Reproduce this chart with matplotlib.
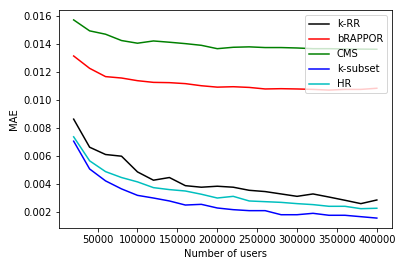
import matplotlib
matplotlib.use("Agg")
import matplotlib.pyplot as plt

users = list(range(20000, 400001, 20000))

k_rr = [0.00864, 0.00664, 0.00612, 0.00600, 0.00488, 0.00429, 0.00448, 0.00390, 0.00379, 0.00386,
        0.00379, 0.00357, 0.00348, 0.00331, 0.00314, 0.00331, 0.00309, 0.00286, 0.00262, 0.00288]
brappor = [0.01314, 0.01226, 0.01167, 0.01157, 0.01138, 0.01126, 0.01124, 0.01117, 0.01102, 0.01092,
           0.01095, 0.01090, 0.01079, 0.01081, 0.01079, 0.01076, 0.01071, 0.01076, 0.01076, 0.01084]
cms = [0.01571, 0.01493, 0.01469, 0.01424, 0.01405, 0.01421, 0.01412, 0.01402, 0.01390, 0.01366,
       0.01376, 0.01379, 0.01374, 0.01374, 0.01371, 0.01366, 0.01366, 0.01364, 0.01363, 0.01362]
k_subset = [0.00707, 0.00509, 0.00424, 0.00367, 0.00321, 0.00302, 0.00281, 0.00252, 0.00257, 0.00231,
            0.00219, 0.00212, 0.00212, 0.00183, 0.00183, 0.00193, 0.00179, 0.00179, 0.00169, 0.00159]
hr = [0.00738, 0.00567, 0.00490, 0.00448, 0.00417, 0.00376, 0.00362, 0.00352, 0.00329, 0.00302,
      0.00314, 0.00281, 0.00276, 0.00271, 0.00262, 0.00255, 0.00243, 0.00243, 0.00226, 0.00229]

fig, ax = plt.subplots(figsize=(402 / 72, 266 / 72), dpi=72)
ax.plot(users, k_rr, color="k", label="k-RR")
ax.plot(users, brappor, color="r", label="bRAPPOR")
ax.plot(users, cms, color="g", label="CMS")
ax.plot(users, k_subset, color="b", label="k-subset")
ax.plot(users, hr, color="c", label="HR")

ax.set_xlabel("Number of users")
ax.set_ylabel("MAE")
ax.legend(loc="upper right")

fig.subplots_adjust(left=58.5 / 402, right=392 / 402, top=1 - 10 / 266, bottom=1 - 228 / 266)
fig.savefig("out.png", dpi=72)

--

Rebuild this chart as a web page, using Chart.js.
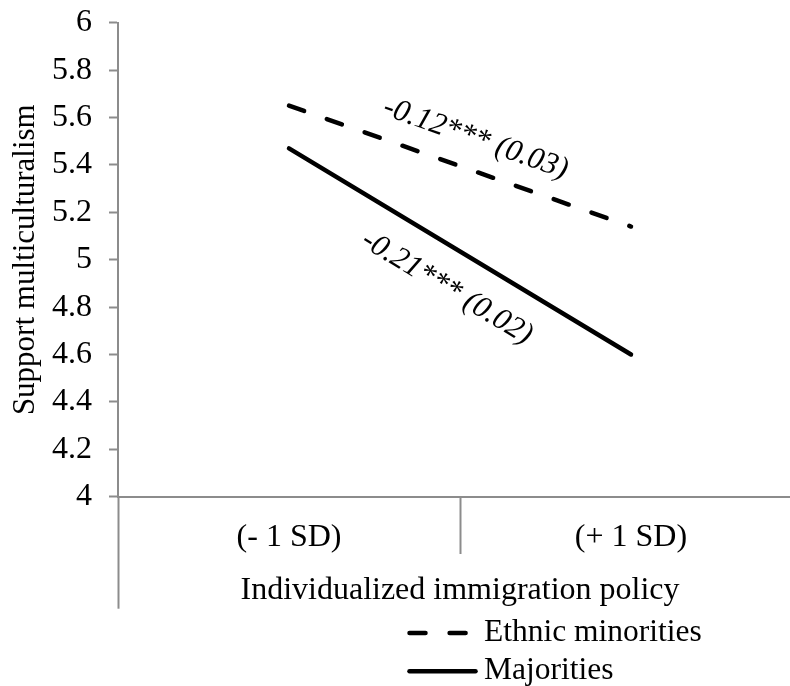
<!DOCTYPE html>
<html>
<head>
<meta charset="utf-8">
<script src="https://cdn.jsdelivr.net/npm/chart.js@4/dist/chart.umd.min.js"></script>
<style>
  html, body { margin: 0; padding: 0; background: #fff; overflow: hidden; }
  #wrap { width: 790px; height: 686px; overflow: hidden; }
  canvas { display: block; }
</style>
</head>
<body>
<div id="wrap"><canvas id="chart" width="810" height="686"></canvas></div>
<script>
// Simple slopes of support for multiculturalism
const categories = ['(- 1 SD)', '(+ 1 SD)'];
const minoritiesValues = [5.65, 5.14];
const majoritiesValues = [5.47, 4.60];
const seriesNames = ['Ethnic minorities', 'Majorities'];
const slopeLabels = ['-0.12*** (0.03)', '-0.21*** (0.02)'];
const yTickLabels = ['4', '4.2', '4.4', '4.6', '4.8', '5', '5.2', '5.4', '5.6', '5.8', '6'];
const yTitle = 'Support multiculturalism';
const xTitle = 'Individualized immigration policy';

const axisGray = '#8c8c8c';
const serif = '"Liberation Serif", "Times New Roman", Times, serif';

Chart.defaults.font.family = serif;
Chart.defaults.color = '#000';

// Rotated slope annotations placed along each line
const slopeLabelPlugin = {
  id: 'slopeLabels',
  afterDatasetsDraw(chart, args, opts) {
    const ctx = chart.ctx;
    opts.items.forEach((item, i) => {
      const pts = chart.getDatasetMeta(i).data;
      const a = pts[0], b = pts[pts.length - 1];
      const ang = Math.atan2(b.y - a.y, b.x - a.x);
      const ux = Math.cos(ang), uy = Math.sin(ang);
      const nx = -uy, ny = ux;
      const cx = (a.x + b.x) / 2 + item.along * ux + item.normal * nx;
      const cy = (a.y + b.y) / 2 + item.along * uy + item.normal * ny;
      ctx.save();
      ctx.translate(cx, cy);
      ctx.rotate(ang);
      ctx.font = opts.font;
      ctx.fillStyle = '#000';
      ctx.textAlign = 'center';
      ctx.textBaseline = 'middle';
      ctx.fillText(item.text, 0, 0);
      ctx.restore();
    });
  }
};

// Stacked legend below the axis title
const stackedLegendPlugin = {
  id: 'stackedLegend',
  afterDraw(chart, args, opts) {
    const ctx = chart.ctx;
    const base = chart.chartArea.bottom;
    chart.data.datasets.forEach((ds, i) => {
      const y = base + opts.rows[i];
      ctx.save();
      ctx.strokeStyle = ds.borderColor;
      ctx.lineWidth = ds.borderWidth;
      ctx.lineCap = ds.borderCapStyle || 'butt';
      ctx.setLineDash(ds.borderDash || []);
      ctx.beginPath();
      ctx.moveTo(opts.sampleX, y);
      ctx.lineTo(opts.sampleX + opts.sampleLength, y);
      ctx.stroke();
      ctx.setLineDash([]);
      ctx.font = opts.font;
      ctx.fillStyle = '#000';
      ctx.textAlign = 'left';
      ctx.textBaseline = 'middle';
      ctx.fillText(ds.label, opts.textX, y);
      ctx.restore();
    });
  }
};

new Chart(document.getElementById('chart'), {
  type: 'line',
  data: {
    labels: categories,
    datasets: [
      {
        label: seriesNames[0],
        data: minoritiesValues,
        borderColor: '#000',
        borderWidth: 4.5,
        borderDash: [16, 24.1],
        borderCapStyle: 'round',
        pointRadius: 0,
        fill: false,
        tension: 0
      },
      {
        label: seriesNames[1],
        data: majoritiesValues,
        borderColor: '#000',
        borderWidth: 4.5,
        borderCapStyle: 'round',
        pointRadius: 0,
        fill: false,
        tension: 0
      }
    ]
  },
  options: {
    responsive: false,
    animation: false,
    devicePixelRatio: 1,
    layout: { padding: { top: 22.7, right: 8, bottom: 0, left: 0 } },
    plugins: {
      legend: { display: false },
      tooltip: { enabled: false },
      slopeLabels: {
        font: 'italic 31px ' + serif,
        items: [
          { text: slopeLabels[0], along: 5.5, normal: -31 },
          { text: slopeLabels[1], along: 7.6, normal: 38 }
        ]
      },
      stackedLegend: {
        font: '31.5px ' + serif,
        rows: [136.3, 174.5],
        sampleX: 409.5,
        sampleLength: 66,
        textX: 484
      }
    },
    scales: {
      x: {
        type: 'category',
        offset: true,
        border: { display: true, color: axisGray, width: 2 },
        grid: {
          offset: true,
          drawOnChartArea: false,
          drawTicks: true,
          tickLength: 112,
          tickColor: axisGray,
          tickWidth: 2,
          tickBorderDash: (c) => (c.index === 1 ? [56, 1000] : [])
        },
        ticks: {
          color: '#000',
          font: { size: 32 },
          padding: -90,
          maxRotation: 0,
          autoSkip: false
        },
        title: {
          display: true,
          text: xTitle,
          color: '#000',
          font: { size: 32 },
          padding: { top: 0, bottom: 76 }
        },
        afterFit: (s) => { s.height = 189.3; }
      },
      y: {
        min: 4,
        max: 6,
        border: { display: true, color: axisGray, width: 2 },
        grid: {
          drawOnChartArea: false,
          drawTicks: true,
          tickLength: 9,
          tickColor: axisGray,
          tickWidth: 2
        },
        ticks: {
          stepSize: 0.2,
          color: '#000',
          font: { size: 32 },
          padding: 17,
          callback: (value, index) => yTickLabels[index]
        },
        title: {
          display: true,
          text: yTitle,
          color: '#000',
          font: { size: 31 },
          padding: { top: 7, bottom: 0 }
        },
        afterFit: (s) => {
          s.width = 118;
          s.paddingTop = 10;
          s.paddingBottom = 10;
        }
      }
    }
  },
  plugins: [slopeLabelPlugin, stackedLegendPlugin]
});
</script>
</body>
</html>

---

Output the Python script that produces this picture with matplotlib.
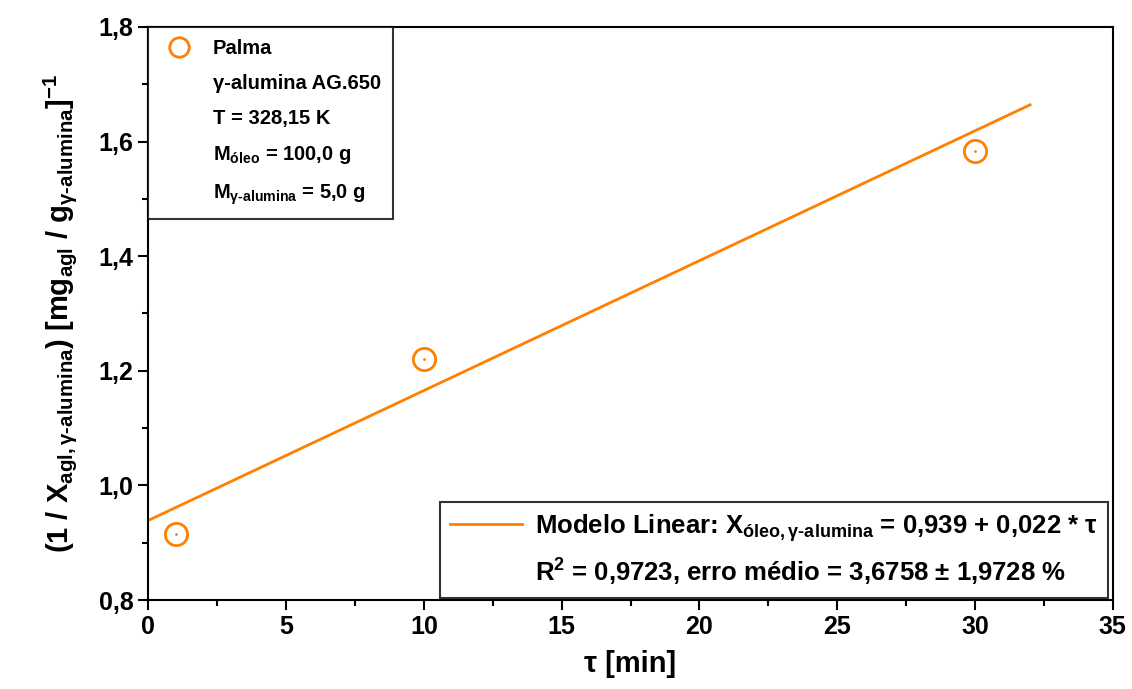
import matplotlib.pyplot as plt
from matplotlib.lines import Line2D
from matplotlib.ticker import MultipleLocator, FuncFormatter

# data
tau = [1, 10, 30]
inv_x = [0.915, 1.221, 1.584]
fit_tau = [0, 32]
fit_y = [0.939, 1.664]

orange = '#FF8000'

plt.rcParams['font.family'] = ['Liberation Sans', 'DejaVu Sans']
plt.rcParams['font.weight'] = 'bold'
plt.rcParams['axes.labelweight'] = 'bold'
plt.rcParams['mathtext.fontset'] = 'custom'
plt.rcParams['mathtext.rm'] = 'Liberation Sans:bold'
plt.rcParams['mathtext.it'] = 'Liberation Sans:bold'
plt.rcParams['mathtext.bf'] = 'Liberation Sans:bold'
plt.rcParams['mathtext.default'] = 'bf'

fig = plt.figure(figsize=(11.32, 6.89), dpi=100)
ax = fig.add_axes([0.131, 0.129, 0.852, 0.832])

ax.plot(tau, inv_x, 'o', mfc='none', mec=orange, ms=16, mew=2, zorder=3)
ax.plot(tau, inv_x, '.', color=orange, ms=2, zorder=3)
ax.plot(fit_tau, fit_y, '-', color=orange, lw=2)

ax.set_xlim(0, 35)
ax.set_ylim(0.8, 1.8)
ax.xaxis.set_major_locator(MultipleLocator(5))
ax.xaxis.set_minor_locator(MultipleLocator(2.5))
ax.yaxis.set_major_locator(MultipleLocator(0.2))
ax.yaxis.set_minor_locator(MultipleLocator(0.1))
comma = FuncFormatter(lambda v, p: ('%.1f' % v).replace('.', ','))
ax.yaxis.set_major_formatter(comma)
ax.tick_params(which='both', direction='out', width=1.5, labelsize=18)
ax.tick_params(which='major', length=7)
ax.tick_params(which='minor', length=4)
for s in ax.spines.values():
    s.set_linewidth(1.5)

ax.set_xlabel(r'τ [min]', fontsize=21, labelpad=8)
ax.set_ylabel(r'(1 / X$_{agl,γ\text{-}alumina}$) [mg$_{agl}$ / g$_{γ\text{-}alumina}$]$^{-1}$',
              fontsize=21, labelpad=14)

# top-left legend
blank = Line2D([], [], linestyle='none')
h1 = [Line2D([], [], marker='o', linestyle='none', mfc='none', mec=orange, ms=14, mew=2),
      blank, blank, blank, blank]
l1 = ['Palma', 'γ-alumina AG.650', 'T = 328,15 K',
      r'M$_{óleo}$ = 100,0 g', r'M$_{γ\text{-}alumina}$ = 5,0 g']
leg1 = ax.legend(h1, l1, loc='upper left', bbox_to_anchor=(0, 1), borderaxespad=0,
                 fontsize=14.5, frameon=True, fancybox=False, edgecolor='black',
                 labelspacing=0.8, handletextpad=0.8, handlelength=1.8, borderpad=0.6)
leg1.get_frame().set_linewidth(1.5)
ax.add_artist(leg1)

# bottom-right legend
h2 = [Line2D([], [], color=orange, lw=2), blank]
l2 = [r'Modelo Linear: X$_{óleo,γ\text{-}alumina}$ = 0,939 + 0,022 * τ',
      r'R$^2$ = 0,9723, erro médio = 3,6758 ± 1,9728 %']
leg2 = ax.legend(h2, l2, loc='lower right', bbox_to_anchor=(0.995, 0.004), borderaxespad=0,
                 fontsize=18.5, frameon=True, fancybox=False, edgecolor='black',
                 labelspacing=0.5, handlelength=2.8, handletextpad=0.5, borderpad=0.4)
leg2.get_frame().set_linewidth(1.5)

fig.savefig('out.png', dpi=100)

Required work » Show every line of the listing in which the string "matplotlib" can be found.

Response to the exercise »
Reproduce this chart with matplotlib.
import matplotlib
matplotlib.use("Agg")
import matplotlib.pyplot as plt
Output the Python script that produces this picture with matplotlib.
import matplotlib.pyplot as plt
from matplotlib.lines import Line2D
from matplotlib.ticker import MultipleLocator, FuncFormatter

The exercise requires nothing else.